Influence of hole transport layers on internal absorption, charge recombination and collection in HC(NH2)2PbI3 perovskite solar cells

Abstract

A comprehensive study of the internal absorption, charge recombination and collection in HC(NH₂)₂PbI₃ (FAPbI₃) perovskite solar cells (PeSCs) with poly(3-hexylthiophene-2,5-diyl) (P3HT) and 2,2′,7,7′-tetrakis(N,N-di-p-methoxyphenyl-amino)-9,9′-spirobifluorene (spiro-OMeTAD) as the hole transport layers (HTLs) is presented.
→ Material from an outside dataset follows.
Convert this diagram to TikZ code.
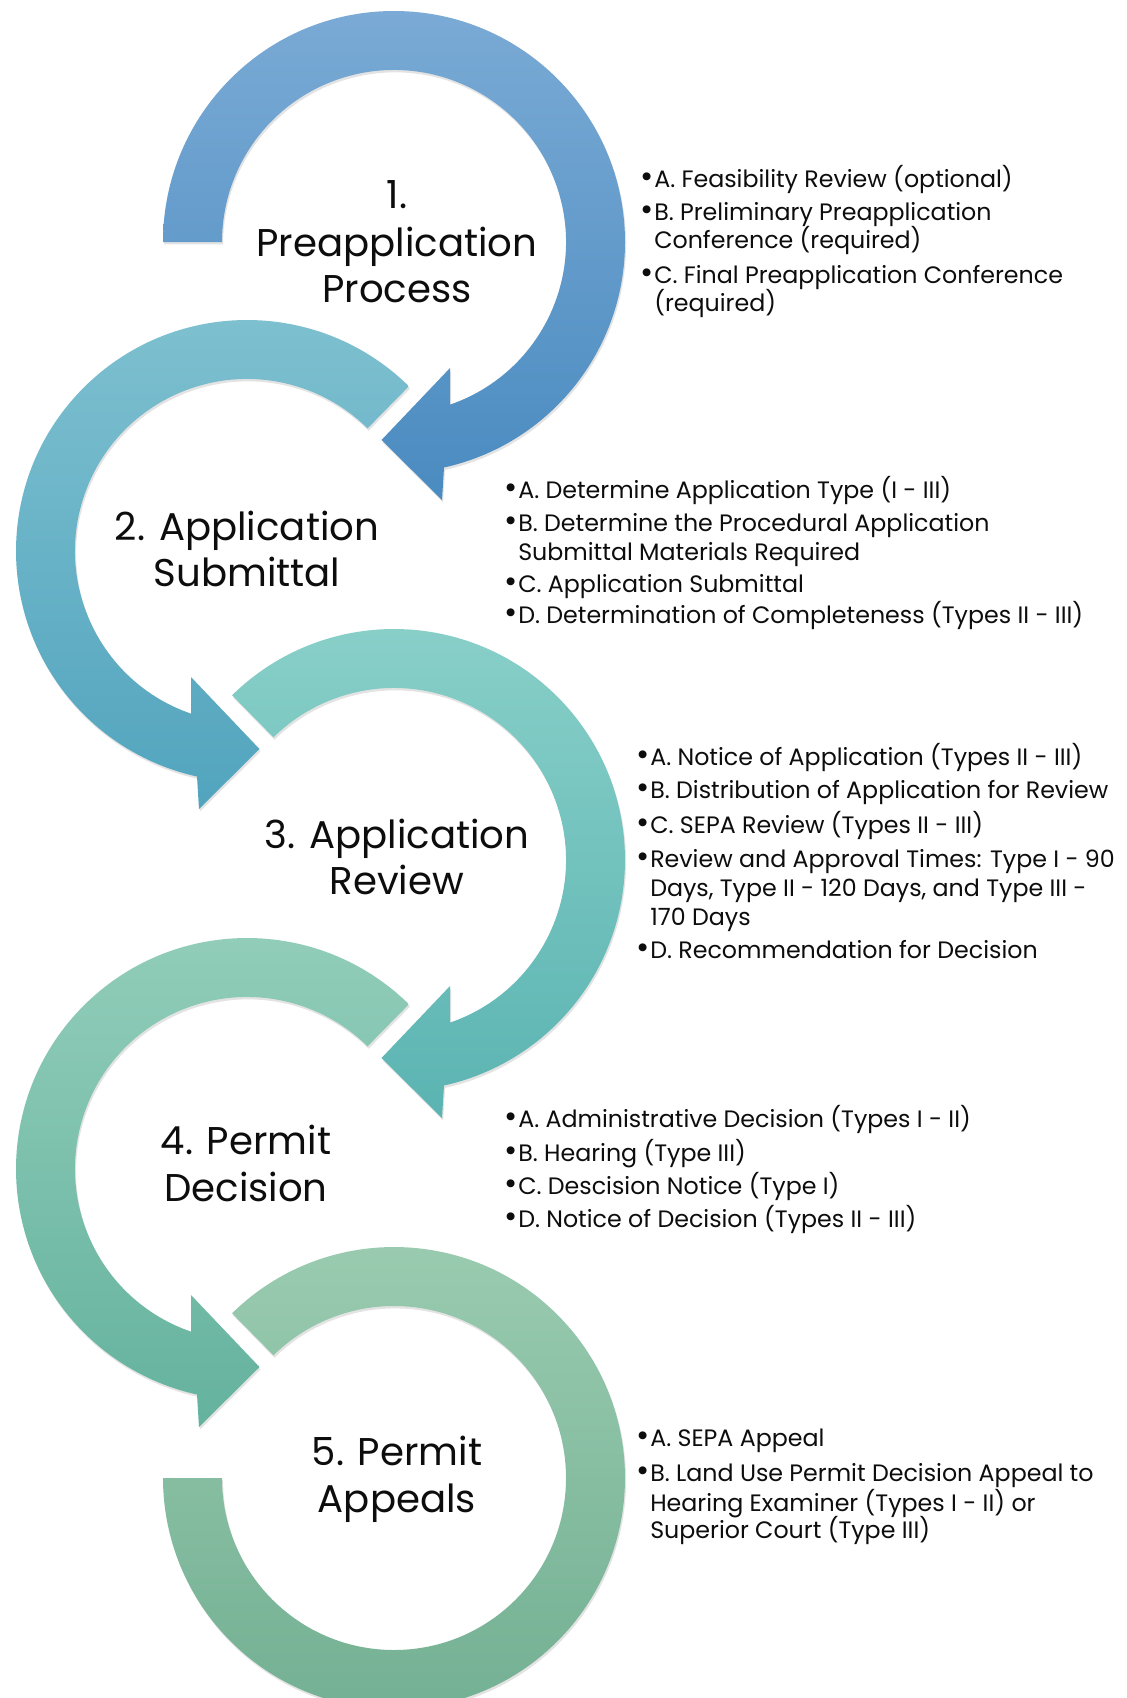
\documentclass[tikz,border=0pt]{standalone}
\usepackage{fontspec}
\setmainfont{Poppins}
\usetikzlibrary{shadows}
\definecolor{rAt}{HTML}{7AAAD5}\definecolor{rAb}{HTML}{4A8BC0}
\definecolor{rBt}{HTML}{7FC1D0}\definecolor{rBb}{HTML}{52A4BE}
\definecolor{rCt}{HTML}{8AD0C9}\definecolor{rCb}{HTML}{5BB4B2}
\definecolor{rDt}{HTML}{93CEBA}\definecolor{rDb}{HTML}{64B29E}
\definecolor{rEt}{HTML}{9BCCB1}\definecolor{rEb}{HTML}{72AF92}
\definecolor{txt}{HTML}{0D0D0D}
\newcommand{\bul}{\llap{\raisebox{-0.02em}{\scalebox{1.35}{•}}\hspace{0.5pt}}}
\begin{document}
\begin{tikzpicture}[x=0.75pt,y=0.75pt,
  ring/.style={drop shadow={opacity=0.22,shadow xshift=0.8pt,shadow yshift=-1.8pt}},
  titletext/.style={font=\fontsize{29}{35}\selectfont, anchor=base, inner sep=0pt, text=txt},
  itemtext/.style={font=\fontsize{17.8}{21}\selectfont, anchor=base west, inner sep=0pt, text=txt}]
\useasboundingbox[fill=white] (0,0) rectangle (1127,-1698);

% ring centres
\coordinate (c1) at (394,-242);
\coordinate (c2) at (247,-551);
\coordinate (c3) at (394,-860);
\coordinate (c4) at (247,-1169);
\coordinate (c5) at (394,-1478);

% ring 5 (no arrowhead)
\begin{scope}[shift={(c5)}]
\path[ring, top color=rEt, bottom color=rEb]
  (134.5:231) arc[start angle=134.5, end angle=-180, radius=231]
  -- (180:172) arc[start angle=-180, end angle=134.5, radius=172] -- cycle;
\end{scope}
% ring 4
\begin{scope}[shift={(c4)}]
\path[ring, top color=rDt, bottom color=rDb]
  (45.5:231) arc[start angle=45.5, end angle=257.5, radius=231]
  -- (-48,-258) -- (12.5,-198) -- (-56,-126)
  -- (251:172) arc[start angle=251, end angle=45.5, radius=172] -- cycle;
\end{scope}
% ring 3
\begin{scope}[shift={(c3)}]
\path[ring, top color=rCt, bottom color=rCb]
  (134.5:231) arc[start angle=134.5, end angle=-77.5, radius=231]
  -- (48,-258) -- (-12.5,-198) -- (56,-126)
  -- (-71:172) arc[start angle=-71, end angle=134.5, radius=172] -- cycle;
\end{scope}
% ring 2
\begin{scope}[shift={(c2)}]
\path[ring, top color=rBt, bottom color=rBb]
  (45.5:231) arc[start angle=45.5, end angle=257.5, radius=231]
  -- (-48,-258) -- (12.5,-198) -- (-56,-126)
  -- (251:172) arc[start angle=251, end angle=45.5, radius=172] -- cycle;
\end{scope}
% ring 1
\begin{scope}[shift={(c1)}]
\path[ring, top color=rAt, bottom color=rAb]
  (180:231) arc[start angle=180, end angle=-77.5, radius=231]
  -- (48,-258) -- (-12.5,-198) -- (56,-126)
  -- (-71:172) arc[start angle=-71, end angle=180, radius=172] -- cycle;
\end{scope}

% titles
\node[titletext] (t1a) at (397,-208) {1.};
\node[titletext] (t1b) at (397,-256) {Preapplication};
\node[titletext] (t1c) at (397,-302) {Process};
\node[titletext] (t2a) at (247,-540) {2. Application};
\node[titletext] (t2b) at (247,-586) {Submittal};
\node[titletext] (t3a) at (397,-848) {3. Application};
\node[titletext] (t3b) at (397,-894) {Review};
\node[titletext] (t4a) at (246,-1154) {4. Permit};
\node[titletext] (t4b) at (246,-1201) {Decision};
\node[titletext] (t5a) at (397,-1465) {5. Permit};
\node[titletext] (t5b) at (397,-1512) {Appeals};

% bullets block 1
\node[itemtext] (b1a) at (654,-187) {\bul A. Feasibility Review (optional)};
\node[itemtext] (b1b) at (654,-220) {\bul B. Preliminary Preapplication};
\node[itemtext] (b1c) at (654,-248) {Conference (required)};
\node[itemtext] (b1d) at (654,-283) {\bul C. Final Preapplication Conference};
\node[itemtext] (b1e) at (654,-311) {(required)};
% block 2
\node[itemtext] (b2a) at (518,-498) {\bul A. Determine Application Type (I - III)};
\node[itemtext] (b2b) at (518,-531) {\bul B. Determine the Procedural Application};
\node[itemtext] (b2c) at (518,-560) {Submittal Materials Required};
\node[itemtext] (b2d) at (518,-592) {\bul C. Application Submittal};
\node[itemtext] (b2e) at (518,-623) {\bul D. Determination of Completeness (Types II - III)};
% block 3
\node[itemtext] (b3a) at (650,-765) {\bul A. Notice of Application (Types II - III)};
\node[itemtext] (b3b) at (650,-798) {\bul B. Distribution of Application for Review};
\node[itemtext] (b3c) at (650,-833) {\bul C. SEPA Review (Types II - III)};
\node[itemtext] (b3d) at (650,-867) {\bul Review and Approval Times: Type I - 90};
\node[itemtext] (b3e) at (650,-896) {Days, Type II - 120 Days, and Type III -};
\node[itemtext] (b3f) at (650,-925) {170 Days};
\node[itemtext] (b3g) at (650,-958) {\bul D. Recommendation for Decision};
% block 4
\node[itemtext] (b4a) at (518,-1127) {\bul A. Administrative Decision (Types I - II)};
\node[itemtext] (b4b) at (518,-1161) {\bul B. Hearing (Type III)};
\node[itemtext] (b4c) at (518,-1194) {\bul C. Descision Notice (Type I)};
\node[itemtext] (b4d) at (518,-1227) {\bul D. Notice of Decision (Types II - III)};
% block 5
\node[itemtext] (b5a) at (650,-1446) {\bul A. SEPA Appeal};
\node[itemtext] (b5b) at (650,-1481) {\bul B. Land Use Permit Decision Appeal to};
\node[itemtext] (b5c) at (650,-1511) {Hearing Examiner (Types I - II) or};
\node[itemtext] (b5d) at (650,-1538) {Superior Court (Type III)};
\end{tikzpicture}
\end{document}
The optical simulation shows that the optical-field distribution and internal absorption of the perovskite layer are different in the cavity region for wavelength > 500 nm in PeSCs with HTLs of P3HT and spiro-OMeTAD. The transient photo-current (TPC) and photoinduced charge extraction by linearly increasing voltage (photo-CELIV) investigations reveal that the charge recombination in PeSCs is much better restrained by using spiro-OMeTAD as the HTL. The light intensity dependent J–V performance indicates that spiro-OMeTAD is more favorable for efficient charge collection due to its suppressed charge recombination. These results manifest that the HTL can affect the internal absorption of the perovskite layer, and the spiro-OMeTAD HTL is beneficial for reducing the recombination and enhancing the charge collection in PeSCs.